Lettre de Guy à Rico
le 24 juin 1919
Retranscription du texte original :
24 juin 1919
Mon cher Rico
Je relis ta lettre, comme je l’ai lue, avec plaisir. Tu dénigres ton goût pour la nature disant qu’il est fait d’illusion. Tu entends par là que l’imagination y participe. Mais l’imagination est l’ouvrière de tous nos plaisirs et surtout de nos plus grands. Même si nos plaisirs les plus matériels lui échappent, ce n’est que dans ce moment même de ce plaisir car son attente es son souvenir sont joies d’imagination.
Je doute fort qu’on puisse à son gré changer les meubles de sa maison, c’est à dire nos idées. Nos idées sont plutôt immeubles. Nos idées c’est nous. c’est une sécrétion de notre Vie. Elles évoluent avec elle. Pour toi tu aurais tort de jeter les tiennes par la fenêtre, car telles quelles elles étaient très bien, un peu encombrantes peut être, puisqu’il s’agit de meubles, mais très bien.
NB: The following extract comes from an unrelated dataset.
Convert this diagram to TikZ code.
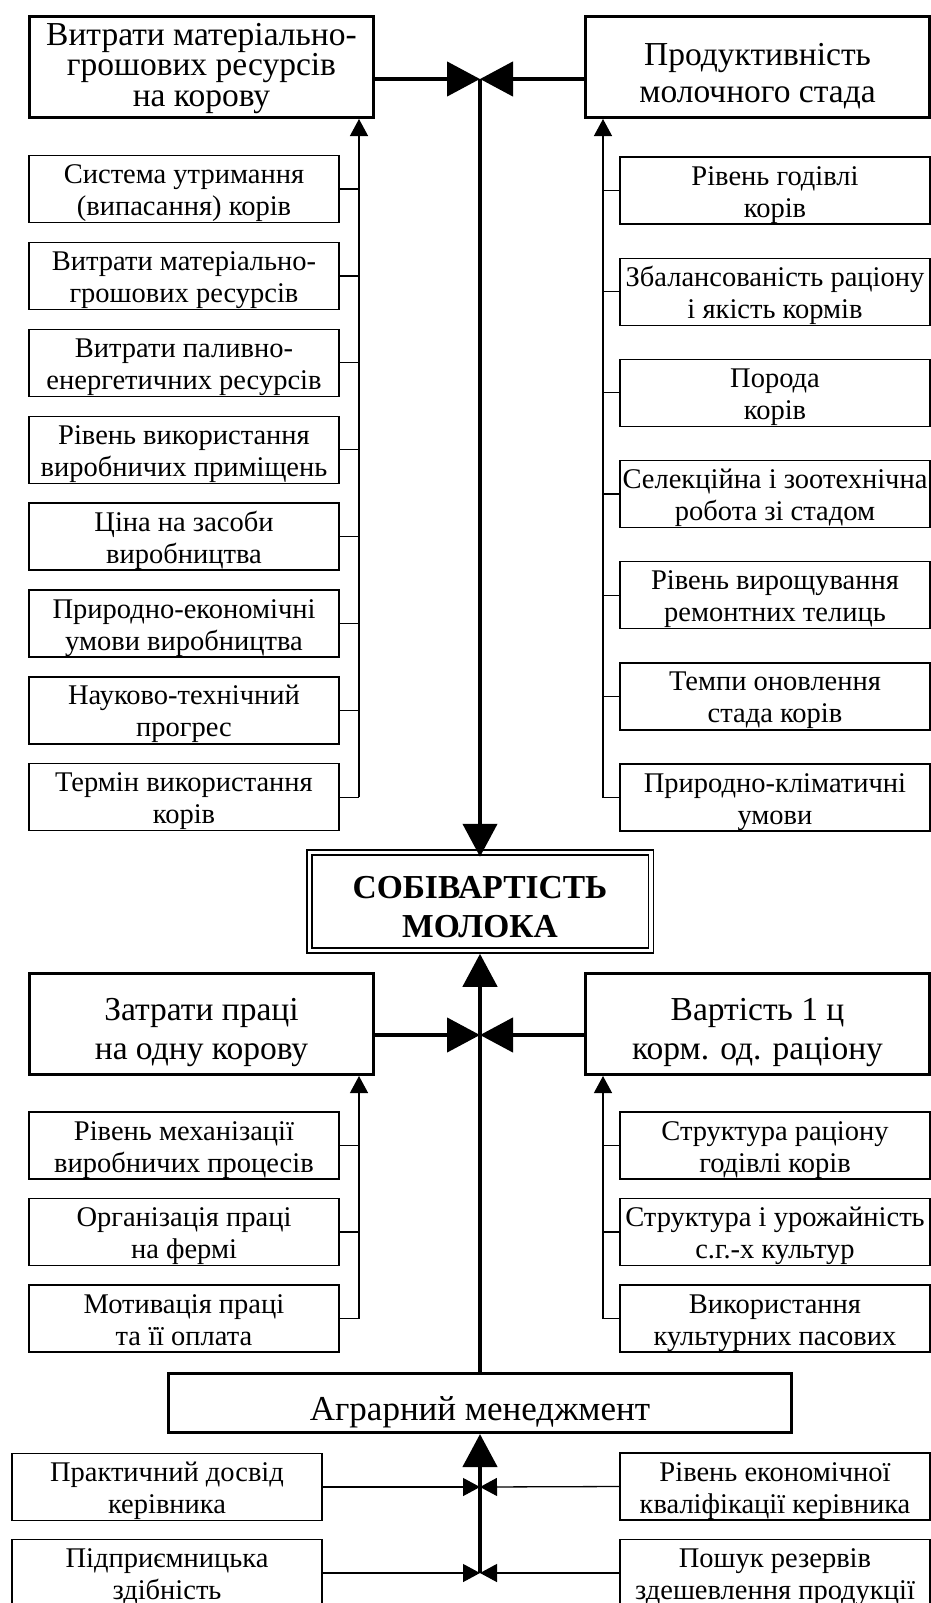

Voici mon journal qui déjà s’éclaircit :
14 juin
J’ai dîné à Schevenningen dans un restaurant qui domine la mer. Le soleil lentement et comme à regret descendait dans la flotte. Il y a plongé. Il y a disparu, laissant derrière lui le ciel si pur qu’on sentait que des étoiles allaient fleurir. La lune s’est levée derrière des villas, une lune rare, couleur de safran, couleur d’ambre, couleur de miel. Je me suis cru dans un conte d’Oscar Wilde.
15 juin
Harlem
Les Frans Hals, sans doute -Décrit ce cadre de vieil hospice dans le goût de la renaissance flamande, la douce tranquillité de cette cour intérieure, de ces corridors vides. Où donc est le monde avec son agitation vaine. J’ai jugé les moines définitivement sans penser jamais qu’en faisant les cents pas sous leur cloître, autour de leur préau plein de silence et de soleil, ils me jugeaient aussi définitivement.
16 juin
Ce soir le Vyver était si calme et si uni que les canards y laissaient derrière eux un long sillage.
23 juin
J’ai vu deux grands cygnes sur le Vyver au pied des murs derrière lesquels depuis des siècles s’élabore la chose publique hollandaise. Ils savaient leur importance .
24 Juin
Un ami m’a dit aujourd’hui : « La diplomatie mais c’est le métier le plus pantoufle, le plus bourgeois qui soit. » Et le diable c’est qu’il a raison. Tant mieux.
Mille choses mon bon Rico, ne manque pas de m’écrire.
La paix aussi. « Dire qu’elle reviendra un jour« écrivai-je dans mon journal en novembre 14. Oui un jour très ordinaire.